Summary of the Alleged Misconduct
The SEC alleged that Ralph Lauren’s Argentinian subsidiary (“RLC Argentina”) paid $593,000 in bribes to Argentinian officials to gain greater market access for the company’s products. From 2005 to 2009, RLC Argentina’s general manager allegedly paid bribes totaling $568,000 to Argentinian customs officials to assist in improperly obtaining paperwork necessary for Ralph Lauren’s products to clear customs, to permit clearance of items without the necessary paperwork, to permit clearance of prohibited goods and to avoid inspection of products by Argentinian customs officials. RLC Argentina paid the bribes through a third-party customs broker. The broker submitted invoices to RLC Argentina that mischaracterized payment requests as “Loading and Delivery Expenses” and “Stamps Tax/Label Tax” when, in fact, those expenses were allegedly used to pay bribes to Argentinian officials.
During the same time period, RLC Argentina’s general manager allegedly provided or authorized gifts to Argentinian officials to secure the importation of Ralph Lauren’s products. The gifts allegedly included perfume, dresses and handbags valued at between $400 and $14,000 per item.
In addition to the alleged bribes, the SEC also alleged that Ralph Lauren had failed to maintain an adequate system of internal controls at its Argentinian subsidiary, noting that the company’s existing FCPA compliance program “warranted further strengthening to ensure effective compliance with the laws.”
The SEC identified several key factors that supported its decision to offer Ralph Lauren an NPA.
First, Ralph Lauren discovered the alleged misconduct during the worldwide rollout of enhancements to its FCPA compliance policy in 2010. Less than six months after the release of the new FCPA compliance policy that was disseminated through the company’s intranet site, RLC Argentina employees reviewing the new policy reported concerns regarding the conduct of the third-party customs broker to management.
Second, Ralph Lauren, upon being notified of the issue, responded promptly and cooperated with the government’s investigation of the matter. The SEC found particularly noteworthy the company’s decision to conduct an internal investigation and to voluntarily disclose its preliminary findings to the government within two weeks of uncovering the payments and gifts. Ralph Lauren also promptly produced documents to the government, provided English language translations, summarized witness interviews that the company’s investigators conducted overseas and made overseas witnesses available to the government for interview in the United States. The company also expanded the scope of the investigation beyond Argentina by agreeing to conduct risk assessments of its operations in Italy, Hong Kong and Japan, which identified no further violations.

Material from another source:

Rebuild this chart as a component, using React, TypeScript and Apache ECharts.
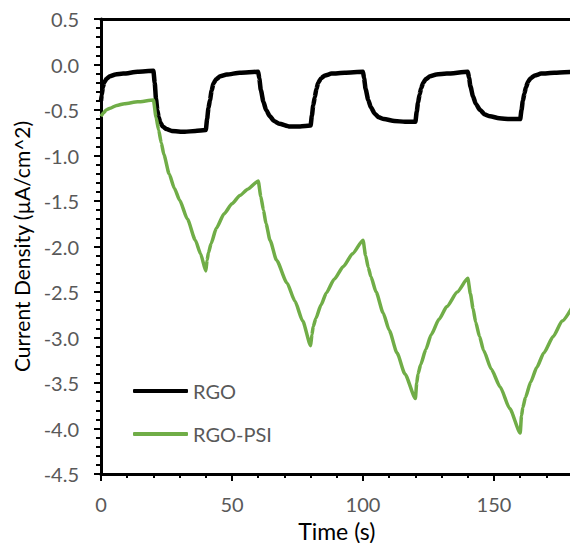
import React, { useEffect, useRef } from "react";
import * as echarts from "echarts";

const rgoTime = [0, 0.3, 0.7, 1.2, 2, 3.4, 5.5, 8.5, 14, 20,
  20.5, 21, 21.5, 22, 22.7, 23.5, 25, 27, 32, 36, 40,
  40.5, 41, 41.6, 42.2, 42.9, 44, 45.5, 48, 53, 60,
  60.4, 61, 62, 63, 64.5, 66, 68, 72, 76, 80,
  80.5, 81, 81.6, 82.2, 82.9, 84, 85.5, 88, 93, 100,
  100.4, 101, 102, 103, 104.5, 106, 108, 112, 116, 120,
  120.5, 121, 121.6, 122.2, 123, 124, 125.6, 128, 132, 140,
  140.5, 141, 142, 143, 144.7, 146.5, 148.5, 152, 156, 160,
  160.5, 161, 161.6, 162.2, 163, 164, 165.6, 168, 173, 180];
const rgoValues = [-0.4, -0.33, -0.25, -0.2, -0.16, -0.13, -0.11, -0.1, -0.08, -0.07,
  -0.2, -0.38, -0.5, -0.58, -0.64, -0.68, -0.71, -0.73, -0.74, -0.73, -0.72,
  -0.6, -0.48, -0.39, -0.29, -0.21, -0.16, -0.13, -0.11, -0.09, -0.08,
  -0.15, -0.28, -0.41, -0.5, -0.57, -0.62, -0.65, -0.68, -0.68, -0.67,
  -0.56, -0.45, -0.36, -0.27, -0.2, -0.15, -0.12, -0.1, -0.09, -0.08,
  -0.15, -0.27, -0.39, -0.47, -0.54, -0.58, -0.6, -0.62, -0.63, -0.63,
  -0.52, -0.42, -0.33, -0.26, -0.2, -0.16, -0.13, -0.11, -0.1, -0.08,
  -0.15, -0.24, -0.35, -0.43, -0.5, -0.55, -0.57, -0.59, -0.6, -0.6,
  -0.5, -0.4, -0.32, -0.25, -0.19, -0.15, -0.12, -0.1, -0.09, -0.08];

const psiTime = [0, 1, 2, 3.5, 6, 9, 14, 20,
  21, 22, 23, 24, 26, 28, 30, 33, 36, 38, 40,
  40.5, 41, 42, 44, 47, 50, 53, 56, 60,
  61, 62, 63, 64.5, 67, 71, 74, 77, 80,
  80.5, 81, 82, 84, 86, 89, 92.5, 96, 100,
  101, 102, 103, 105, 107.7, 110, 113, 116, 120,
  120.5, 121, 122, 124, 126, 129, 132, 136, 140,
  141, 142, 143, 144.5, 146, 149, 152.3, 156, 160,
  160.5, 161, 162, 164, 166.3, 169, 172.6, 176, 180];
const psiValues = [-0.57, -0.53, -0.5, -0.48, -0.45, -0.43, -0.41, -0.39,
  -0.58, -0.72, -0.86, -0.99, -1.2, -1.36, -1.49, -1.7, -1.93, -2.08, -2.27,
  -2.15, -2.07, -1.97, -1.8, -1.64, -1.53, -1.44, -1.37, -1.28,
  -1.45, -1.6, -1.75, -1.93, -2.15, -2.4, -2.6, -2.82, -3.09,
  -2.97, -2.88, -2.79, -2.64, -2.51, -2.36, -2.22, -2.08, -1.93,
  -2.1, -2.23, -2.33, -2.5, -2.73, -2.92, -3.17, -3.4, -3.67,
  -3.5, -3.4, -3.3, -3.13, -2.97, -2.8, -2.66, -2.5, -2.35,
  -2.52, -2.68, -2.83, -2.99, -3.14, -3.35, -3.54, -3.78, -4.05,
  -3.86, -3.77, -3.66, -3.49, -3.33, -3.17, -2.99, -2.82, -2.66];

const seriesNames = ["RGO", "RGO-PSI"];
const xTitle = "Time (s)";
const yTitle = "Current Density (µA/cm^2)";

const FONT = "Lato, 'Open Sans', sans-serif";

export default function App() {
  const ref = useRef<HTMLDivElement>(null);
  useEffect(() => {
    if (!ref.current) return;
    const chart = echarts.init(ref.current, null, { renderer: "svg" });
    const rgo = rgoTime.map((t, i) => [t, rgoValues[i]]);
    const psi = psiTime.map((t, i) => [t, psiValues[i]]);
    chart.setOption({
      animation: false,
      backgroundColor: "#ffffff",
      textStyle: { fontFamily: FONT },
      grid: {
        left: 101,
        top: 19,
        width: 471.6,
        height: 455,
        containLabel: false,
        outerBoundsMode: "none",
      },
      legend: {
        orient: "vertical",
        left: 128,
        top: 376,
        itemWidth: 55,
        itemHeight: 4,
        itemGap: 23,
        icon: "roundRect",
        textStyle: { fontFamily: FONT, fontSize: 20, color: "#595959" },
        data: seriesNames,
      },
      xAxis: [
        {
          type: "value",
          min: 0,
          max: 180,
          interval: 50,
          position: "bottom",
          name: xTitle,
          nameLocation: "middle",
          nameGap: 45,
          nameTextStyle: { fontFamily: FONT, fontSize: 23, color: "#000000" },
          axisLine: { show: true, onZero: false, lineStyle: { color: "#000", width: 3 } },
          axisTick: { show: true, length: 7, lineStyle: { color: "#000", width: 2 } },
          minorTick: { show: true, splitNumber: 5, length: 4, lineStyle: { color: "#000", width: 2 } },
          splitLine: { show: false },
          axisLabel: { fontFamily: FONT, fontSize: 20, color: "#595959", margin: 20, showMaxLabel: false },
        },
        {
          type: "value",
          min: 0,
          max: 180,
          position: "top",
          axisLine: { show: true, onZero: false, lineStyle: { color: "#000", width: 3 } },
          axisTick: { show: false },
          axisLabel: { show: false },
          splitLine: { show: false },
        },
      ],
      yAxis: {
        type: "value",
        min: -4.5,
        max: 0.5,
        interval: 0.5,
        name: yTitle,
        nameLocation: "middle",
        nameGap: 69,
        nameTextStyle: { fontFamily: FONT, fontSize: 21, color: "#000000" },
        axisLine: { show: true, onZero: false, lineStyle: { color: "#000", width: 3 } },
        axisTick: { show: true, length: 7, lineStyle: { color: "#000", width: 2 } },
        minorTick: { show: true, splitNumber: 5, length: 5, lineStyle: { color: "#000", width: 2 } },
        splitLine: { show: false },
        axisLabel: {
          fontFamily: FONT,
          fontSize: 20,
          color: "#595959",
          margin: 22,
          formatter: (v: number) => v.toFixed(1),
        },
      },
      series: [
        {
          name: seriesNames[0],
          type: "line",
          data: rgo,
          showSymbol: false,
          symbol: "none",
          smooth: 0.2,
          smoothMonotone: "x",
          lineStyle: { color: "#000000", width: 4.5 },
          itemStyle: { color: "#000000" },
          clip: true,
        },
        {
          name: seriesNames[1],
          type: "line",
          data: psi,
          showSymbol: false,
          symbol: "none",
          smooth: 0.2,
          smoothMonotone: "x",
          lineStyle: { color: "#70AD47", width: 3.5 },
          itemStyle: { color: "#70AD47" },
          clip: true,
        },
      ],
    });
    return () => chart.dispose();
  }, []);
  return (
    <div
      ref={ref}
      style={{ position: "fixed", left: 0, top: 0, width: 570, height: 543 }}
    />
  );
}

Third, Ralph Lauren undertook significant remedial efforts. The company terminated the third-party customs broker who facilitated the payments; enhanced its compliance program; adopted an updated anti-corruption policy, which it translated into multiple languages; implemented enhanced due diligence procedures for third parties; issued enhanced policies regarding the use of commission payments and the offering of gifts; implemented in-person anticorruption training for appropriate employees; and ceased retail operations in Argentina and engaged in winding down of all Argentinian operations.

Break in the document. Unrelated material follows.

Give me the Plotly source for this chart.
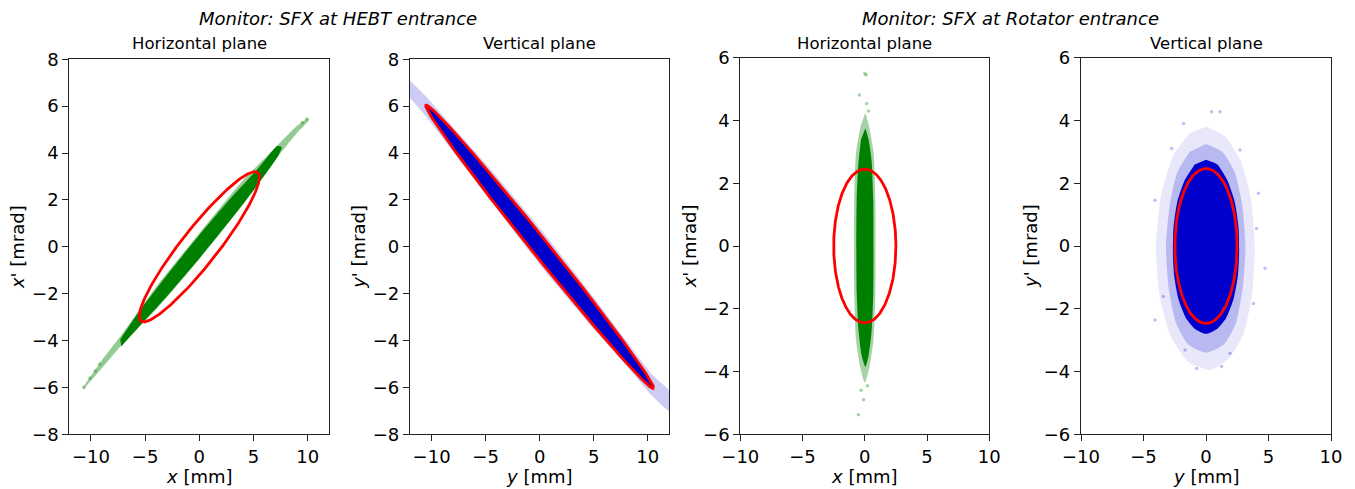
import numpy as np
import plotly.graph_objects as go

# ---------------- data ----------------
monitor_titles = ["Monitor: SFX at HEBT entrance", "Monitor: SFX at Rotator entrance"]
plane_titles = ["Horizontal plane", "Vertical plane", "Horizontal plane", "Vertical plane"]
x_labels = ["<i>x</i> [mm]", "<i>y</i> [mm]", "<i>x</i> [mm]", "<i>y</i> [mm]"]
y_labels = ["<i>x</i>' [mrad]", "<i>y</i>' [mrad]", "<i>x</i>' [mrad]", "<i>y</i>' [mrad]"]
x_ranges = [[-12, 12], [-12, 12], [-10, 10], [-10, 10]]
y_ranges = [[-8, 8], [-8, 8], [-6, 6], [-6, 6]]
x_ticks = [-10, -5, 0, 5, 10]
y_ticks_hebt = [-8, -6, -4, -2, 0, 2, 4, 6, 8]
y_ticks_rot = [-6, -4, -2, 0, 2, 4, 6]

# RMS-ellipse Twiss parameters per panel (alpha, beta [mm/mrad], emittance [mm mrad])
ell_alpha = [-2.45, 10.5, 0.0, 0.0]
ell_beta = [4.58, 18.4, 1.02, 1.01]
ell_emit = [6.72, 6.05, 6.125, 6.15]

# Panel 1 (HEBT, horizontal) particle cloud outlines
p1_halo_x = [-10.7, -9.0, -7.0, -4.0, 0.0, 4.0, 7.0, 9.0, 10.1, 10.1, 9.0, 7.0, 4.0, 0.0, -4.0, -7.0, -9.0, -10.7]
p1_halo_y = [-5.97, -4.85, -3.65, -1.72, 0.58, 2.82, 4.22, 5.15, 5.5, 5.4, 4.85, 3.7, 1.78, -0.52, -2.68, -4.1, -5.18, -6.08]
p1_core_x = [-7.3, -5.5, -3.0, 0.0, 3.0, 5.5, 7.2, 7.6, 7.3, 5.5, 3.0, 0.0, -3.0, -5.5, -7.2]
p1_core_y = [-3.95, -2.72, -1.22, 0.5, 2.12, 3.38, 4.3, 4.25, 3.9, 2.72, 1.22, -0.5, -2.12, -3.38, -4.25]
p1_out_x = [-10.65, -10.1, -9.6, -9.2, 9.9, 9.5]
p1_out_y = [-6.0, -5.6, -5.3, -5.0, 5.45, 5.3]

# Panel 2 (HEBT, vertical) particle cloud outlines
p2_halo_x = [-12.0, -10.5, -8.0, -5.0, 0.0, 5.0, 8.0, 10.5, 12.0, 12.0, 10.5, 8.0, 5.0, 0.0, -5.0, -8.0, -10.5, -12.0]
p2_halo_y = [7.1, 6.4, 5.1, 3.55, 0.8, -2.15, -4.0, -5.5, -6.15, -7.0, -6.4, -5.05, -3.5, -0.75, 2.25, 4.05, 5.55, 6.35]
p2_core_x = [-10.45, -10.0, -8.0, -5.0, -2.0, 0.0, 2.0, 5.0, 8.0, 10.0, 10.45, 10.0, 8.0, 5.0, 2.0, 0.0, -2.0, -5.0, -8.0, -10.0]
p2_core_y = [5.97, 5.89, 4.94, 3.36, 1.70, 0.57, -0.58, -2.35, -4.20, -5.53, -5.97, -5.89, -4.94, -3.36, -1.70, -0.57, 0.58, 2.35, 4.20, 5.53]

# Panel 3 (Rotator, horizontal) particle cloud outlines and outliers
p3_halo_x = [0.05, 0.35, 0.7, 0.85, 0.85, 0.7, 0.35, 0.0, -0.35, -0.7, -0.85, -0.85, -0.7, -0.35]
p3_halo_y = [4.25, 3.8, 3.0, 1.5, -1.5, -3.0, -3.9, -4.35, -3.9, -3.0, -1.5, 1.5, 3.0, 3.8]
p3_core_x = [0.05, 0.3, 0.55, 0.68, 0.7, 0.68, 0.55, 0.3, 0.05, -0.25, -0.5, -0.65, -0.68, -0.65, -0.5, -0.3]
p3_core_y = [3.75, 3.4, 2.7, 1.5, 0.0, -1.5, -2.7, -3.5, -3.85, -3.5, -2.7, -1.5, 0.0, 1.5, 2.7, 3.4]
p3_out_x = [0.0, 0.1, -0.44, 0.15, 0.3, -0.52, -0.3, 0.2, -0.1]
p3_out_y = [5.5, 5.45, 4.81, 4.54, 4.3, -5.38, -4.6, -4.45, -4.9]

# Panel 4 (Rotator, vertical) particle cloud outlines and outliers
p4_outer_x = [0.0, 1.5, 2.8, 3.6, 3.9, 3.7, 3.0, 1.8, 0.3, -1.4, -2.8, -3.7, -4.0, -3.6, -2.6, -1.3]
p4_outer_y = [3.8, 3.5, 2.7, 1.5, 0.0, -1.5, -2.8, -3.6, -3.95, -3.7, -2.9, -1.6, 0.0, 1.6, 2.9, 3.6]
p4_mid_x = [0.0, 1.3, 2.3, 2.9, 3.15, 2.95, 2.4, 1.4, 0.0, -1.4, -2.4, -3.0, -3.2, -2.9, -2.3, -1.3]
p4_mid_y = [3.25, 3.0, 2.35, 1.3, 0.0, -1.3, -2.45, -3.15, -3.4, -3.15, -2.45, -1.3, 0.0, 1.3, 2.35, 3.0]
p4_core_x = [0.0, 0.9, 1.7, 2.3, 2.6, 2.65, 2.55, 2.2, 1.6, 0.85, 0.0, -0.85, -1.6, -2.2, -2.55, -2.65, -2.6, -2.3, -1.7, -0.9]
p4_core_y = [2.75, 2.6, 2.1, 1.4, 0.6, -0.2, -0.95, -1.7, -2.3, -2.65, -2.8, -2.65, -2.3, -1.7, -0.95, -0.2, 0.6, 1.4, 2.1, 2.6]
p4_out_x = [1.12, 0.45, -1.8, 4.72, -4.08, -4.08, -0.75, 1.25, 4.19, 4.05, 3.79, -2.75, 2.72, -3.41, -1.68, 1.92]
p4_out_y = [4.28, 4.28, 3.9, -0.71, 1.46, -2.36, -3.9, -3.84, 1.68, 0.56, -1.83, 3.11, 3.06, -1.61, -3.31, -3.42]

# ---------------- styling ----------------
GREEN = "#008000"
BLUE = "#0000CD"
FONT = "DejaVu Sans"
W, H = 1355, 489

# panel frames in pixels (left, right, top, bottom)
frames = [(69.3, 329.3, 59.3, 434.3), (410.0, 669.3, 59.3, 434.3),
          (740.3, 989.3, 57.7, 434.3), (1081.0, 1331.0, 57.7, 434.3)]

fig = go.Figure()


def axes_names(i):
    s = "" if i == 0 else str(i + 1)
    return "x" + s, "y" + s


def add_poly(i, xs, ys, color):
    xa, ya = axes_names(i)
    fig.add_trace(go.Scatter(x=xs, y=ys, xaxis=xa, yaxis=ya, mode="lines",
                             fill="toself", fillcolor=color,
                             line=dict(width=0, color=color, shape="spline", smoothing=0.6),
                             hoverinfo="skip", showlegend=False))


def add_points(i, xs, ys, color, op=0.35):
    xa, ya = axes_names(i)
    fig.add_trace(go.Scatter(x=xs, y=ys, xaxis=xa, yaxis=ya, mode="markers",
                             marker=dict(size=3.5, color=color, opacity=op, line=dict(width=0)),
                             hoverinfo="skip", showlegend=False))


def add_ellipse(i):
    xa, ya = axes_names(i)
    a, b, e = ell_alpha[i], ell_beta[i], ell_emit[i]
    t = np.linspace(0, 2 * np.pi, 721)
    u = np.sqrt(e * b) * np.cos(t)
    v = -np.sqrt(e / b) * (a * np.cos(t) + np.sin(t))
    fig.add_trace(go.Scatter(x=u, y=v, xaxis=xa, yaxis=ya, mode="lines",
                             line=dict(color="#FF0000", width=2.8),
                             hoverinfo="skip", showlegend=False))


# panel 1
add_poly(0, p1_halo_x, p1_halo_y, "rgba(0,128,0,0.42)")
add_poly(0, p1_core_x, p1_core_y, GREEN)
add_points(0, p1_out_x, p1_out_y, GREEN)
add_ellipse(0)
# panel 2
add_poly(1, p2_halo_x, p2_halo_y, "rgba(0,0,205,0.2)")
add_poly(1, p2_core_x, p2_core_y, BLUE)
add_ellipse(1)
# panel 3
add_poly(2, p3_halo_x, p3_halo_y, "rgba(0,128,0,0.35)")
add_poly(2, p3_core_x, p3_core_y, GREEN)
add_points(2, p3_out_x, p3_out_y, GREEN)
add_ellipse(2)
# panel 4
add_poly(3, p4_outer_x, p4_outer_y, "rgba(0,0,205,0.09)")
add_poly(3, p4_mid_x, p4_mid_y, "rgba(0,0,205,0.2)")
add_poly(3, p4_core_x, p4_core_y, BLUE)
add_points(3, p4_out_x, p4_out_y, BLUE, 0.25)
add_ellipse(3)

layout = dict(width=W, height=H, margin=dict(l=0, r=0, t=0, b=0, autoexpand=False),
              paper_bgcolor="white", plot_bgcolor="white",
              font=dict(family=FONT, size=16, color="black"),
              showlegend=False)

annotations = []
for i, (l, r, t, b) in enumerate(frames):
    s = "" if i == 0 else str(i + 1)
    xdom = [l / W, r / W]
    ydom = [1 - b / H, 1 - t / H]
    yt = y_ticks_hebt if i < 2 else y_ticks_rot
    common = dict(showgrid=False, zeroline=False, showline=True, mirror=True,
                  linecolor="#222222", linewidth=1.2, ticks="outside", ticklen=6,
                  tickwidth=1.2, tickcolor="#222222", automargin=False,
                  tickfont=dict(family=FONT, size=18, color="black"))
    layout["xaxis" + s] = dict(domain=xdom, range=x_ranges[i], tickvals=x_ticks,
                               anchor="y" + s, **common)
    layout["yaxis" + s] = dict(domain=ydom, range=y_ranges[i], tickvals=yt,
                               anchor="x" + s, **common)
    cx = (l + r) / 2 / W
    annotations.append(dict(text=plane_titles[i], x=cx, y=1 - 44 / H, xref="paper", yref="paper",
                            xanchor="center", yanchor="middle", showarrow=False,
                            font=dict(family=FONT, size=16.5, color="black")))
    annotations.append(dict(text=x_labels[i], x=cx, y=1 - 476 / H, xref="paper", yref="paper",
                            xanchor="center", yanchor="middle", showarrow=False,
                            font=dict(family=FONT, size=18, color="black")))
    annotations.append(dict(text=y_labels[i], x=(l - 51) / W, y=1 - ((t + b) / 2) / H,
                            xref="paper", yref="paper", textangle=-90,
                            xanchor="center", yanchor="middle", showarrow=False,
                            font=dict(family=FONT, size=18, color="black")))

for k, cxp in enumerate([338, 1010]):
    annotations.append(dict(text="<i>" + monitor_titles[k] + "</i>", x=cxp / W, y=1 - 18 / H,
                            xref="paper", yref="paper", xanchor="center", yanchor="middle",
                            showarrow=False, font=dict(family=FONT, size=18, color="black")))

layout["annotations"] = annotations
fig.update_layout(**layout)
fig.write_html("out.html")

Key Considerations for Businesses
The Ralph Lauren NPA may appear, on first glance, to be a surprising result. After all, most of the mitigating factors cited by the SEC are not novel and are, in fact, common with companies whose cases have been resolved either by formal complaint or by deferred prosecution agreement. There appear, however, to be at least two key differences in this case that may have made the difference for Ralph Lauren.
First, Ralph Lauren’s self-disclosure of the preliminary findings of its internal investigation to the SEC and DOJ was incredibly quick—just two weeks after discovering the alleged misconduct. That is an even faster disclosure than, for example, Tenaris S.A., which provided the preliminary findings of its internal investigation to the government four months after learning about alleged FCPA misconduct. In May 2011, the SEC resolved its FCPA investigation into Tenaris by way of a deferred prosecution agreement (DPA). While NPAs and DPAs are both forms of pretrial diversions, NPAs are generally much less formal and impose fewer conditions and restrictions on companies than do DPAs.
Second, Ralph Lauren’s decision to cease retail operations and wind down all business in Argentina may have led the SEC to agree to an NPA. Whether that decision was driven solely by the anticorruption issues or by other business considerations is unclear. What is clear, however, is that Ralph Lauren’s withdrawal from Argentina shortly after discovering potential misconduct there is an unprecedented decision by a company under FCPA investigation by the SEC, and one that appears to have motivated the SEC to reward the company commensurately.
Companies, however, should not jump too quickly to follow the Ralph Lauren approach and must carefully consider how that approach would unfold under the specific facts and circumstances of their individual case and business model. For example, disclosing the preliminary findings of an internal investigation to the SEC and DOJ before the facts have been fully developed may result in damage to the credibility of the investigation and end up hampering the company’s ability to negotiate an adequate resolution with the government. Moreover, withdrawing operations from an entire country or business segment may not be feasible for companies in most scenarios. Those caveats notwithstanding, the facts of the Ralph Lauren case are instructive for any company that uncovers potential FCPA violations and can be used as a guidepost in deciding how to manage those concerns.